- [Problem statement]
Everything from the first line down to the line containing "ax = fig.add_axes([0.1807, 0.1466, 0.7416, 0.6985])" is to be retyped exactly, both ends included, with pictures left out.
** BEGIN Recorded information **
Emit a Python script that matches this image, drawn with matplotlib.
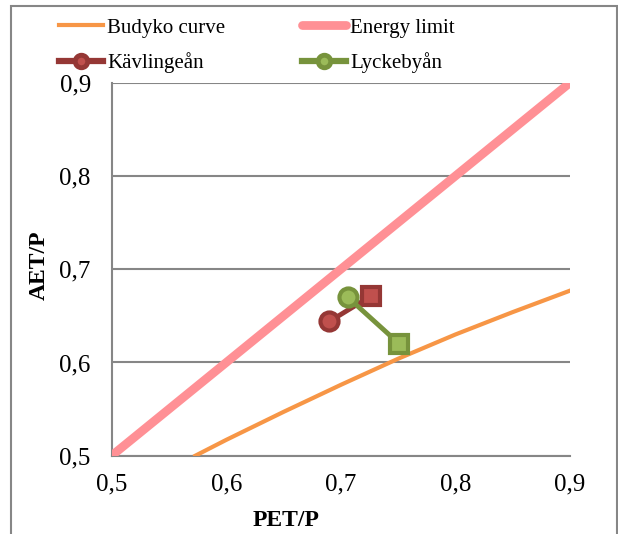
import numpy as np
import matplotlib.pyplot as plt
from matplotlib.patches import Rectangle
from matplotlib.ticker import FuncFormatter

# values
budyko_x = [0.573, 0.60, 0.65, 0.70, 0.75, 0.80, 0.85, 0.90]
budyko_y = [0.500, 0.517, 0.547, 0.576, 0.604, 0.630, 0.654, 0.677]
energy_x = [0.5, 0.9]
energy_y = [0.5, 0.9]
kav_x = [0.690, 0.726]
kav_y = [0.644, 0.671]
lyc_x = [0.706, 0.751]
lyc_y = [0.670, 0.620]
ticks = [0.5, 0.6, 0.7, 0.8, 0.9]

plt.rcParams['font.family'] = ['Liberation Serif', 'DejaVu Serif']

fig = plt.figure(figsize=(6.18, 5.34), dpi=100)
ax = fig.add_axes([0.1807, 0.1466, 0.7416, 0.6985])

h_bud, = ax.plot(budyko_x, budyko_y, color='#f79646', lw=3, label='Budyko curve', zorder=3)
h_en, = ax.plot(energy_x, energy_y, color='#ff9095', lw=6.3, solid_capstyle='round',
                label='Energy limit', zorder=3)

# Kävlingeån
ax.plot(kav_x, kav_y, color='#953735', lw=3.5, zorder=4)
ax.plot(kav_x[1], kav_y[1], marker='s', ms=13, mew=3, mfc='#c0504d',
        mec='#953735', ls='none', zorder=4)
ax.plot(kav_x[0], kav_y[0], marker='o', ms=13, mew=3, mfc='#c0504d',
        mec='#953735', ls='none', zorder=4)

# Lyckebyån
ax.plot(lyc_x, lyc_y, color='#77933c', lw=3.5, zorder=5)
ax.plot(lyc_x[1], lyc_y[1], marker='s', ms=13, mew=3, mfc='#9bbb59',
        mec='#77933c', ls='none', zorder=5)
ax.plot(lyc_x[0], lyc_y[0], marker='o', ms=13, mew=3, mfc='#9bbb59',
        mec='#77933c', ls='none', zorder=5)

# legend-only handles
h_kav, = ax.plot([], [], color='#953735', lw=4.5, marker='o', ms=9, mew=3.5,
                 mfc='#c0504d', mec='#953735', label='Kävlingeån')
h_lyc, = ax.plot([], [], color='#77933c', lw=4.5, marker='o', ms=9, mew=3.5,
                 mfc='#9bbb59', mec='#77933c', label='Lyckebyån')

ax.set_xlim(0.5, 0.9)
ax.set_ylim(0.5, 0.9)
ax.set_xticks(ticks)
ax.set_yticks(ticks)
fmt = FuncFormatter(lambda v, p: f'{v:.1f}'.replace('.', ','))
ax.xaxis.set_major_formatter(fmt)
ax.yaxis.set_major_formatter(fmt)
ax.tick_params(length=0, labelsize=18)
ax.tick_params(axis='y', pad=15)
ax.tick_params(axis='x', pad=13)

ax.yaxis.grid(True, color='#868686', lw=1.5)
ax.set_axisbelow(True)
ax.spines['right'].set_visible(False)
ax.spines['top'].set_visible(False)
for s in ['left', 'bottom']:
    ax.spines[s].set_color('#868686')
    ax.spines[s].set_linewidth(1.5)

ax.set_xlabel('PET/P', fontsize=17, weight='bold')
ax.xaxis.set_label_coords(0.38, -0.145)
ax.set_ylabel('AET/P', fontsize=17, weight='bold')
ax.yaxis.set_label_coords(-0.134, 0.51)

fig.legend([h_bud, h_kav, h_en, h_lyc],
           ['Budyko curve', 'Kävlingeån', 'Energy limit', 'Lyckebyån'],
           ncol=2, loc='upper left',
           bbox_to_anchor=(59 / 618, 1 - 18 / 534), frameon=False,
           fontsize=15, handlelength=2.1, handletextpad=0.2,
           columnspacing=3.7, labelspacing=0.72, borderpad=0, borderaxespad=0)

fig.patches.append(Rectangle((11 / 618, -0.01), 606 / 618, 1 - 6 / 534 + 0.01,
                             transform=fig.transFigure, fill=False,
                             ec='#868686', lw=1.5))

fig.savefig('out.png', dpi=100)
** END Recorded information **
- [Reply]
Emit a Python script that matches this image, drawn with matplotlib.
import numpy as np
import matplotlib.pyplot as plt
from matplotlib.patches import Rectangle
from matplotlib.ticker import FuncFormatter

# values
budyko_x = [0.573, 0.60, 0.65, 0.70, 0.75, 0.80, 0.85, 0.90]
budyko_y = [0.500, 0.517, 0.547, 0.576, 0.604, 0.630, 0.654, 0.677]
energy_x = [0.5, 0.9]
energy_y = [0.5, 0.9]
kav_x = [0.690, 0.726]
kav_y = [0.644, 0.671]
lyc_x = [0.706, 0.751]
lyc_y = [0.670, 0.620]
ticks = [0.5, 0.6, 0.7, 0.8, 0.9]

plt.rcParams['font.family'] = ['Liberation Serif', 'DejaVu Serif']

fig = plt.figure(figsize=(6.18, 5.34), dpi=100)
ax = fig.add_axes([0.1807, 0.1466, 0.7416, 0.6985])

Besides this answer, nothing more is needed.